The routine you are looking for is its least-square optimization routine (scipy.optimize.leastsq). Once you wrap your head around the way this general optimization procedure works (see the example), you will probably find many other opportunities to use it. Basically, you calculate the list of differences between your measurements and their ideal value f(x), and you ask SciPy to find the parameters that make these differences as small as possible, so that your data fits the model as well as possible. This then gives you the parameter you are looking for.
It sounds like you might be trying to fit a power-law to a distribution with an exponential cutoff at the low end due to incompleteness - but I may be reading too far into your problem.

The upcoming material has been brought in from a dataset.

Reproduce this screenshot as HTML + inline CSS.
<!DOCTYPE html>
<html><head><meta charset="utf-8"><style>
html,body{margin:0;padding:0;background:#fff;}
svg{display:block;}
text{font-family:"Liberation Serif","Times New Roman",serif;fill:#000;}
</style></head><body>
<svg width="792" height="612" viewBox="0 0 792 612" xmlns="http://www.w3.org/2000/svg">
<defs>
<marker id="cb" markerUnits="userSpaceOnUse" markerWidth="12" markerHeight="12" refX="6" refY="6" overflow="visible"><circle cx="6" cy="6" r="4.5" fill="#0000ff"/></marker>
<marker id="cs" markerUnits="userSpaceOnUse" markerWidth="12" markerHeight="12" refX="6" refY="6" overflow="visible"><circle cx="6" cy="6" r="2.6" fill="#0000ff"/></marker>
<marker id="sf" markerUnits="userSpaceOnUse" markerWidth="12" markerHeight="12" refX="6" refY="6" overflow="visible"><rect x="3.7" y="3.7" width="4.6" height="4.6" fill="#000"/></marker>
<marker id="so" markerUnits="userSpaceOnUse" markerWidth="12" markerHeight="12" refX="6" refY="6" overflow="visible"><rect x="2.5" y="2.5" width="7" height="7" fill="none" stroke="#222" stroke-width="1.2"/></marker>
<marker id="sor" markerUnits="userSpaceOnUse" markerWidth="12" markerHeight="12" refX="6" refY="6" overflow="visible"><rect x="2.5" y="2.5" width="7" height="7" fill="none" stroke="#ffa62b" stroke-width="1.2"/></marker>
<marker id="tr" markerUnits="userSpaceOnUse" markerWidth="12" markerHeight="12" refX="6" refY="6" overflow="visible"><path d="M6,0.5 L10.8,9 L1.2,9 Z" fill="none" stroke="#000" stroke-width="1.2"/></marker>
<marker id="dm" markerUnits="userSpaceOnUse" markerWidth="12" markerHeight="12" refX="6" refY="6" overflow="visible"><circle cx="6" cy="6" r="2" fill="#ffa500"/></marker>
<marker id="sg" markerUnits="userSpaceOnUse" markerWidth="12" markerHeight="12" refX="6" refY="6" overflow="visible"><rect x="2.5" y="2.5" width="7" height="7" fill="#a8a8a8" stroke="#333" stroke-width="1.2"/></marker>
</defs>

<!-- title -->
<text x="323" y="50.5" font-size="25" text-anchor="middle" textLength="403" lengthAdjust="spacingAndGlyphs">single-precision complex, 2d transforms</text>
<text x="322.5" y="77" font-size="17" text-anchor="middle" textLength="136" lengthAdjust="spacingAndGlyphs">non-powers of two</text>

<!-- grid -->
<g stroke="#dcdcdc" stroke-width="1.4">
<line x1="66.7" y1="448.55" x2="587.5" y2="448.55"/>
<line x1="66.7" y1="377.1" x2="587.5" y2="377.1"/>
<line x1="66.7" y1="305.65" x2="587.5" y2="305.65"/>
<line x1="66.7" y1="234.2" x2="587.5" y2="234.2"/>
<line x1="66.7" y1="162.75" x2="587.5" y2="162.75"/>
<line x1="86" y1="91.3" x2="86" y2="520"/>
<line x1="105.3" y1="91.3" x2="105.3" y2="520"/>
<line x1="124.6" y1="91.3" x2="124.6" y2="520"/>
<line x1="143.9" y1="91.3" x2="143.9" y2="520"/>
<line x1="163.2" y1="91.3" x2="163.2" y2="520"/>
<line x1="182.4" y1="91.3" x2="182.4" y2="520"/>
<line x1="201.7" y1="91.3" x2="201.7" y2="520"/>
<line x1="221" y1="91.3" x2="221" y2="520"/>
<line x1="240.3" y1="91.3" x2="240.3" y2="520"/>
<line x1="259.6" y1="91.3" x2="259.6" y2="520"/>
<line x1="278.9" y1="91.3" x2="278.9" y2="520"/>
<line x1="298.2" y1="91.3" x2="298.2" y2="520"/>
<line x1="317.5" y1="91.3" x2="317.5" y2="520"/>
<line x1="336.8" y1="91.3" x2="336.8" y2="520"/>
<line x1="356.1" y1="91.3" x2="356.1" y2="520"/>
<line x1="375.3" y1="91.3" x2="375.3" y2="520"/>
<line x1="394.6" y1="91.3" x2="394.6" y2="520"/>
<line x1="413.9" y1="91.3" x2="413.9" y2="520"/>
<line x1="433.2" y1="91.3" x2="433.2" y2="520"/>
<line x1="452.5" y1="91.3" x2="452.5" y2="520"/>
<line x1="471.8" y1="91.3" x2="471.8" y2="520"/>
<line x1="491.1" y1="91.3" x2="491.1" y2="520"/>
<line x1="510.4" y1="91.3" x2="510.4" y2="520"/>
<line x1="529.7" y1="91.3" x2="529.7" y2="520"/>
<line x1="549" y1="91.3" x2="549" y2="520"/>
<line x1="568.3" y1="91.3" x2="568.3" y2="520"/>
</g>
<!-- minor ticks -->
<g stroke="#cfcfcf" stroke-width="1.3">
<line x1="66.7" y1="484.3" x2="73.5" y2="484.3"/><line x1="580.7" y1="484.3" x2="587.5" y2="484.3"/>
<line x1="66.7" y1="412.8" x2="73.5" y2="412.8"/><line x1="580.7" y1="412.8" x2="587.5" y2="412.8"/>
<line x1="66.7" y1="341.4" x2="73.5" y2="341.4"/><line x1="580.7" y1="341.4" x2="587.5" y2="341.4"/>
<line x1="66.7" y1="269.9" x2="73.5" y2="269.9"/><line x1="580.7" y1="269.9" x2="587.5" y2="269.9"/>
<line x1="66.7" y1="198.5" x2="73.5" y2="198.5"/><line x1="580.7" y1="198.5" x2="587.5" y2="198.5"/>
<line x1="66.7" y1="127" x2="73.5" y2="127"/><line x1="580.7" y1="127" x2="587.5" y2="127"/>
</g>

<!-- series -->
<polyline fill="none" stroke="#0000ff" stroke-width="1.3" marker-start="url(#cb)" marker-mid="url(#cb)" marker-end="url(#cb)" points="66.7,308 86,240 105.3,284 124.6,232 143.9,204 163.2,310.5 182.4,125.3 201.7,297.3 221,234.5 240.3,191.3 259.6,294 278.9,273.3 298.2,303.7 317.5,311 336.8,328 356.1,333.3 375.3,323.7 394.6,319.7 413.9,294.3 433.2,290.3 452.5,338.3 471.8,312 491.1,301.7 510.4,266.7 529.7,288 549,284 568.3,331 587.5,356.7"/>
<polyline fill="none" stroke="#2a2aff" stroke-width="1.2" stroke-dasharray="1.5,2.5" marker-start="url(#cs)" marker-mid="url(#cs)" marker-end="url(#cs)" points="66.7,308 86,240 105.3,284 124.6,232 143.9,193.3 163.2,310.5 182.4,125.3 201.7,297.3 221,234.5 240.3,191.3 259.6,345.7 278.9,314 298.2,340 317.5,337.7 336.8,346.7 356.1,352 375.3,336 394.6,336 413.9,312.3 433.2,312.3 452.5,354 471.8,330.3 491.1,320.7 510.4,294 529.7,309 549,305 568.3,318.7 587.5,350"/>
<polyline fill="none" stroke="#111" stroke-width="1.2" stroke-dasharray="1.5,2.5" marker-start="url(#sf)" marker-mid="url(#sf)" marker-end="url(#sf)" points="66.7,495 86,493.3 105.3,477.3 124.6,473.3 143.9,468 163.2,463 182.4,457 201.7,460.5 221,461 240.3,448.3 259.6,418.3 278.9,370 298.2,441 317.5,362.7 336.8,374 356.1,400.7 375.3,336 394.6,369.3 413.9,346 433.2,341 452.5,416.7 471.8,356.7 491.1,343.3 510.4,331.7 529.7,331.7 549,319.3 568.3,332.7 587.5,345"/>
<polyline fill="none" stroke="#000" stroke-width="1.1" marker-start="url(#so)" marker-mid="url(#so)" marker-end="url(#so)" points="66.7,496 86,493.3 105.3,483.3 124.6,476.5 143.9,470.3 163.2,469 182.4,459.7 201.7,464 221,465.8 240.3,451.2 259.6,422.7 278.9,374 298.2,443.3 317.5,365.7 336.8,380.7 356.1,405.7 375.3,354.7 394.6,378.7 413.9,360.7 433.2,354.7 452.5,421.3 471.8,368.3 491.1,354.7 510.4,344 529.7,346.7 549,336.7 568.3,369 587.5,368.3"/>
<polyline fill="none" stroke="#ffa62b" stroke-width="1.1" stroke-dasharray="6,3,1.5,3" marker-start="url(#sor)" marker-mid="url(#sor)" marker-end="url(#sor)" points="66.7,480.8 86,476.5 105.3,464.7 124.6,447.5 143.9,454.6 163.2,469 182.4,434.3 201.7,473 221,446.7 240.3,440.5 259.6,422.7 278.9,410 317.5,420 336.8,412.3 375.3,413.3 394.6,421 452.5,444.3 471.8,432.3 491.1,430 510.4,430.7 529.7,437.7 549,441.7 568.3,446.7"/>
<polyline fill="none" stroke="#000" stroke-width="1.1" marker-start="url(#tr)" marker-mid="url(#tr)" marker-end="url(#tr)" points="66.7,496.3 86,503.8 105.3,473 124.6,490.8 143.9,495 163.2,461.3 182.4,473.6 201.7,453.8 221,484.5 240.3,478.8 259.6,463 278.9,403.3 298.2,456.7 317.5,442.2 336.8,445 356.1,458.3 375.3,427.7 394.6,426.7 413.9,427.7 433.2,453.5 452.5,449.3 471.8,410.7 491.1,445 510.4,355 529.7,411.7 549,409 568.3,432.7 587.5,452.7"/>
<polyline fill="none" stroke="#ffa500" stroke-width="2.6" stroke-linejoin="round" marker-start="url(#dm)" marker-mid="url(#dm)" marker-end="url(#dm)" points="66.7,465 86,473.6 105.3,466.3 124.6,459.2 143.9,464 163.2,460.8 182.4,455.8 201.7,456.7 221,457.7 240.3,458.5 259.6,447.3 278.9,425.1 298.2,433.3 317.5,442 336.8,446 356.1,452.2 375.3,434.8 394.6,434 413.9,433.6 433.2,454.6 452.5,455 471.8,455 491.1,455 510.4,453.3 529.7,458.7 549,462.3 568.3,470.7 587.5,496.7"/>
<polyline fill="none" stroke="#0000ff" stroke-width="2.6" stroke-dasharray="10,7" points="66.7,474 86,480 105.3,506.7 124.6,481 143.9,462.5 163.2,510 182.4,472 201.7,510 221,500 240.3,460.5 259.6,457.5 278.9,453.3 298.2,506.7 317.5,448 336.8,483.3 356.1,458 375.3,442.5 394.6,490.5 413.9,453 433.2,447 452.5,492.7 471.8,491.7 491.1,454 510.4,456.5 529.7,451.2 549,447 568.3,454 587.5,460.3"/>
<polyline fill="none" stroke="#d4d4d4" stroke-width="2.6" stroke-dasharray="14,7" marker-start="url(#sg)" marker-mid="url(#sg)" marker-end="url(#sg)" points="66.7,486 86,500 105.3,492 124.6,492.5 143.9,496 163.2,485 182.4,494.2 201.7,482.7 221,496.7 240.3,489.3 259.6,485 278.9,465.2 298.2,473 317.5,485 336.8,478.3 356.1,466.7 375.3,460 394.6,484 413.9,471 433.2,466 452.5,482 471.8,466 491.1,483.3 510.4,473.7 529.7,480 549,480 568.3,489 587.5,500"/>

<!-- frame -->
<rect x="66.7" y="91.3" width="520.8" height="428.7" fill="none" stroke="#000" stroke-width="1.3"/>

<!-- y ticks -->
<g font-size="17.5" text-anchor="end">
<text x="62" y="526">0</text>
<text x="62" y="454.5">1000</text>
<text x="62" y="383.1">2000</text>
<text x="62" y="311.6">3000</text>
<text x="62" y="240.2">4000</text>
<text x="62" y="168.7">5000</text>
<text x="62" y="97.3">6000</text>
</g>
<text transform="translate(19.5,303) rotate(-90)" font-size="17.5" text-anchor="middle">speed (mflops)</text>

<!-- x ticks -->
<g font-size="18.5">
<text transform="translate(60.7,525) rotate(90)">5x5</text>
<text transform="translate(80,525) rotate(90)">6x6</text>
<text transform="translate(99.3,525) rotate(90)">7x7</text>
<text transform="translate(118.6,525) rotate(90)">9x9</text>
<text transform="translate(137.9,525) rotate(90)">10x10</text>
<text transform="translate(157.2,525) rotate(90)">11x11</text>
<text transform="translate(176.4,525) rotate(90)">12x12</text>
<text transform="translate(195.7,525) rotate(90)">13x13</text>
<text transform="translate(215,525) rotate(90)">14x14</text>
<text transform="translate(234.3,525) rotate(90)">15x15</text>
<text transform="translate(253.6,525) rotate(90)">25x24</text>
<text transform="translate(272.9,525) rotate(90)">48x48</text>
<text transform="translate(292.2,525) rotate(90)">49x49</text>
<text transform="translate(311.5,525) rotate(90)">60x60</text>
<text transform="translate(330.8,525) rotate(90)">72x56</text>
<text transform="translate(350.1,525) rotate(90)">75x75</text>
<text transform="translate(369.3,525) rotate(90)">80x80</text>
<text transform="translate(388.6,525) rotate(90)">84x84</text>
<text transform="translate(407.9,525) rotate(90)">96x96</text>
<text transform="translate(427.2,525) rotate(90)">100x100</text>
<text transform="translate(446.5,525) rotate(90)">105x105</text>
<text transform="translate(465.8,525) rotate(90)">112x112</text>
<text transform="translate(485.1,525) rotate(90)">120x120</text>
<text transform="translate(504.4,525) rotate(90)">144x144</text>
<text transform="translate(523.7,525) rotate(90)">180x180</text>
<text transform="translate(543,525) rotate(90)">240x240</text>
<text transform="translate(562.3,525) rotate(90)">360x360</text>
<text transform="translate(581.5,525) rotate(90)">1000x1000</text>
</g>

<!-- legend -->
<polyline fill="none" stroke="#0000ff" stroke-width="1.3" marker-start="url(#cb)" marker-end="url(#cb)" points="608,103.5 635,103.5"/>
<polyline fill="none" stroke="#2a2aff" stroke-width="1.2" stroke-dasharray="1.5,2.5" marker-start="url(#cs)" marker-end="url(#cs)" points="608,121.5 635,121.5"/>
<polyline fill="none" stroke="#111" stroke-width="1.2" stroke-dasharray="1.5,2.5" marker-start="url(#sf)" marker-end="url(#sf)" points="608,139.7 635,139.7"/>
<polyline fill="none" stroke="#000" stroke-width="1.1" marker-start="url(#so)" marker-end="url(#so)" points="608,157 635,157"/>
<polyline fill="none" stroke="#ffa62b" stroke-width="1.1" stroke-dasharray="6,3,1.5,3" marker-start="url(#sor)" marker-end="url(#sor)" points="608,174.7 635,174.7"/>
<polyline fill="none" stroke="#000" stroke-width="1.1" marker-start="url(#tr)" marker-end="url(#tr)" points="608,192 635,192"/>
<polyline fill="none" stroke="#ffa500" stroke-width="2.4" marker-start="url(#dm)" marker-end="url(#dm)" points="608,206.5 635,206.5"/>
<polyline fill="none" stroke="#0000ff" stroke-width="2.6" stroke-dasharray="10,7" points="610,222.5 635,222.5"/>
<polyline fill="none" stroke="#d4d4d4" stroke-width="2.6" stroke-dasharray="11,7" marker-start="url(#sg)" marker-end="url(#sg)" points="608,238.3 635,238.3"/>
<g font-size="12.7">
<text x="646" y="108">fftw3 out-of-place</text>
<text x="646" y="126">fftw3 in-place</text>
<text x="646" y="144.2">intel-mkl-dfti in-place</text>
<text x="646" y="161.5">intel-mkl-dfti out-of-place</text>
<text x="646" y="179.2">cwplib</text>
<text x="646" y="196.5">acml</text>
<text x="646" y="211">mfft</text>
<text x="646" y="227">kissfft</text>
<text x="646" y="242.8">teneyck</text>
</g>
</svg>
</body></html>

If that is the problem you're dealing with, this website (and accompanying publication) addresses the issue: http://tuvalu.santafe.edu/~aaronc/powerlaws/. I wrote the python implementation of the power-law fitter on that page; it is linked from there.
If you know that the points follow this law exactly, then invert the equation and put in an x and its corresponding f(x) value:
import math
alpha = -(lambda*x + math.log(f(x)))/math.log(x)
But the if the points do not exactly fit the equation you will need to do some sort of regression to determine alpha.
EDIT: Ok, so they don't fit exactly. This is getting beyond a Python question, but there may be something in numpy that can handle it. Here is a numpy linear regression recipe but your equation can't be rearranged into a linear form, so you'll have to look into non-linear regression.